The Legal Business Design Challenge is the cornerstone of the first course offered within the new program. The course, Practice Design & Innovation, will equip students with the two critical skills of building a successful professional service offering: 1) defining an actionable evidence-based strategy, and 2) designing an operating model to execute it.
“This new program will have a ‘bias towards action’ wherein we reach beyond the walls of the school to directly engage in the market,” said Kubicki. “The Legal Business Design Challenge is a real-world situation wherein a legal services business, we call the “innovator-in-residence,” presents the class with an actual strategic and/or operational challenge that it is currently considering,” he explained. “Students are expected to conduct research, apply critical thinking and analysis, and use business design methods to develop an actionable and evidence-based recommendation to the innovator-in-residence leadership team.”
The Legal Business Design Challenge is a unique approach to design innovation in legal services, one that is based on creativity and business rigor.
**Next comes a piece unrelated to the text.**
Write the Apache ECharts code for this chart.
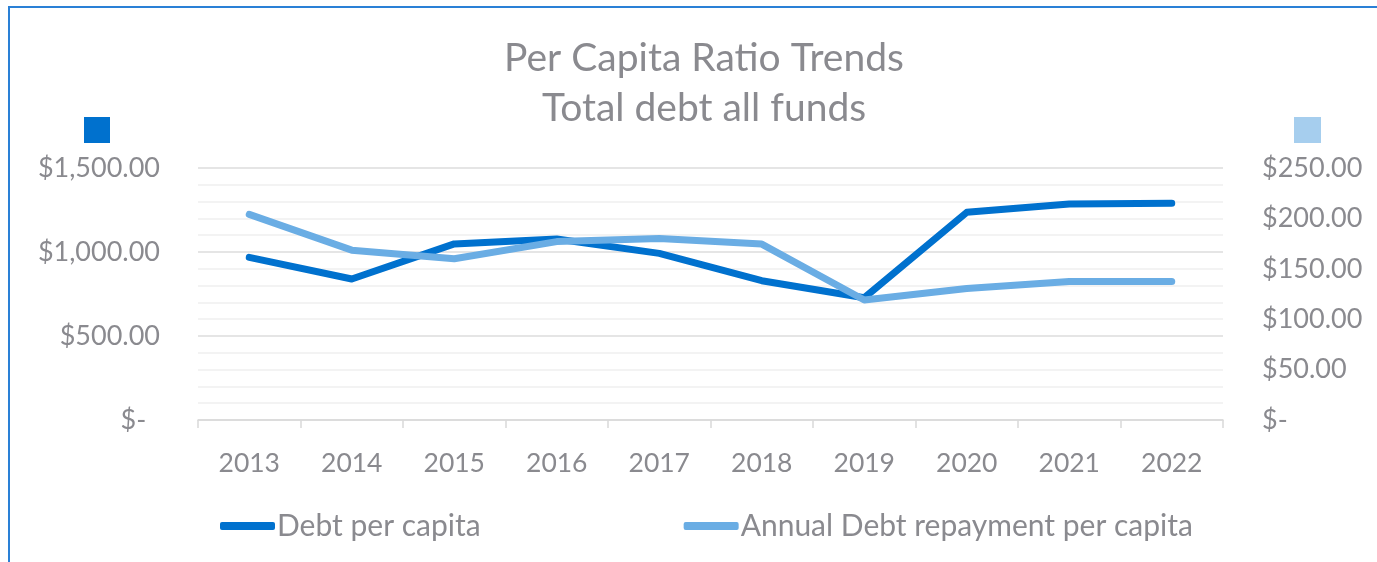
<!DOCTYPE html>
<html><head><meta charset="utf-8">
<script src="https://cdn.jsdelivr.net/npm/echarts@6/dist/echarts.min.js"></script>
<style>
html,body{margin:0;padding:0;background:#fff;overflow:hidden}
#c{width:1377px;height:562px;position:absolute;left:0;top:0}
#frame{position:absolute;left:8px;top:6px;width:1400px;height:600px;border-left:2px solid #2a80d6;border-top:2px solid #2a80d6;pointer-events:none}
</style></head>
<body><div id="c"></div><div id="frame"></div>
<script>
var years = ['2013','2014','2015','2016','2017','2018','2019','2020','2021','2022'];
var debtPerCapita = [968, 839, 1048, 1077, 992, 829, 728, 1236, 1286, 1290];
var repaymentPerCapita = [204, 168.5, 160, 177, 180, 174.5, 119, 130.5, 137.5, 137.5];
var seriesNames = ['Debt per capita', 'Annual Debt repayment per capita'];
var titleLines = ['Per Capita Ratio Trends', 'Total debt all funds'];

var darkBlue = '#0071CE', lightBlue = '#6AADE4';
var gray = '#8a8a8f';
var fontFam = 'Lato, "Open Sans", sans-serif';
function money(v){
  if (v === 0) return '$-';
  return '$' + v.toLocaleString('en-US',{minimumFractionDigits:2, maximumFractionDigits:2});
}
var chart = echarts.init(document.getElementById('c'));
chart.setOption({
  animation:false,
  title:{text:titleLines.join('\n'), left:699, textAlign:'center', top:28,
    textStyle:{color:gray, fontFamily:fontFam, fontWeight:'normal', fontSize:39, lineHeight:50}},
  legend:{left:215, top:506, itemWidth:55, itemHeight:8, itemGap:203, icon:'roundRect',
    textStyle:{color:gray, fontFamily:fontFam, fontSize:30, padding:[0,0,0,-3]},
    data:seriesNames},
  grid:{left:198, right:154, top:168, bottom:142},
  xAxis:{type:'category', data:years, boundaryGap:true,
    axisLine:{lineStyle:{color:'#d9d9d9', width:1.5}},
    axisTick:{show:true, length:8, lineStyle:{color:'#d9d9d9', width:1.5}},
    axisLabel:{color:gray, fontFamily:fontFam, fontSize:26.5, margin:30}},
  yAxis:[
    {type:'value', min:0, max:1500, interval:500, position:'left',
     axisLine:{show:false}, axisTick:{show:false},
     axisLabel:{color:gray, fontFamily:fontFam, fontSize:27, margin:38,
       formatter:function(v){return v===0 ? '$-  ' : money(v);}},
     splitLine:{lineStyle:{color:'#dcdcdc', width:1.5}},
     minorTick:{show:false, splitNumber:5},
     minorSplitLine:{show:true, lineStyle:{color:'#f0f0f0', width:1.5}}},
    {type:'value', min:0, max:250, interval:50, position:'right',
     axisLine:{show:false}, axisTick:{show:false}, splitLine:{show:false},
     axisLabel:{color:gray, fontFamily:fontFam, fontSize:27, margin:39, formatter:money}}
  ],
  graphic:[
    {type:'rect', shape:{x:84,y:117,width:26,height:26}, style:{fill:darkBlue}},
    {type:'rect', shape:{x:1294,y:117,width:27,height:26}, style:{fill:'#A6CEEE'}}
  ],
  series:[
    {name:seriesNames[0], type:'line', yAxisIndex:0, data:debtPerCapita, symbol:'none',
     lineStyle:{color:darkBlue, width:7, cap:'round', join:'round'}, itemStyle:{color:darkBlue}, z:2},
    {name:seriesNames[1], type:'line', yAxisIndex:1, data:repaymentPerCapita, symbol:'none',
     lineStyle:{color:lightBlue, width:7, cap:'round', join:'round'}, itemStyle:{color:lightBlue}, z:3}
  ]
});
</script></body></html>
Students will work in teams throughout the course and will actively collaborate with their innovator-in-residence mentors.
Baker Donelson, the pioneering and innovative law firm, is the inaugural innovator-in-residence. Both the chairman and CEO, Tim Lupinacci, and the chief client solutions group officer, David Rueff, are the executive sponsors, with members of the firm’s Client Solutions Group working as mentors to the students.
“We are truly excited and honored to have this opportunity,” said Rueff. “It fits perfectly with our firm’s commitment to advancing our client service approach which always seeks to add quality and value through improvement, innovation and creativity,” he added. “Working together with Prof. Kubicki’s class allows us to tap into the energy and creativity of second- and third-year law students while directly advancing their education regarding the business of law and the current state of the market. Also, exposing our teams to the power of business design is an immensely valuable attribute of this program.”
Bold Duck Studio, the leading legal business design agency, is serving in an advisory role to Baker Donelson as well as the Challenge overall. Given the agency’s unique and seasoned experience in designing new legal service models, their participation helps ensure that the students will have access to proven tools and methods that have been honed and shaped to be most effective in the legal services arena, Kubicki explained.
“Our work, experience, and research continue to advance within the legal business design arena and we are seeing more demand for it from in-house and firm teams,” said Kim Craig, co-founder of Bold Duck Studio. “Partnering with a firm like Baker Donelson and the Practice Design and Innovation class is a no-brainer for us given our commitment to business design; both in applying it and researching the best ways to integrate its value directly into teams and organizations. This project presents a unique opportunity to participate at the ground floor of design education and application in legal education while also introducing design into another law firm.”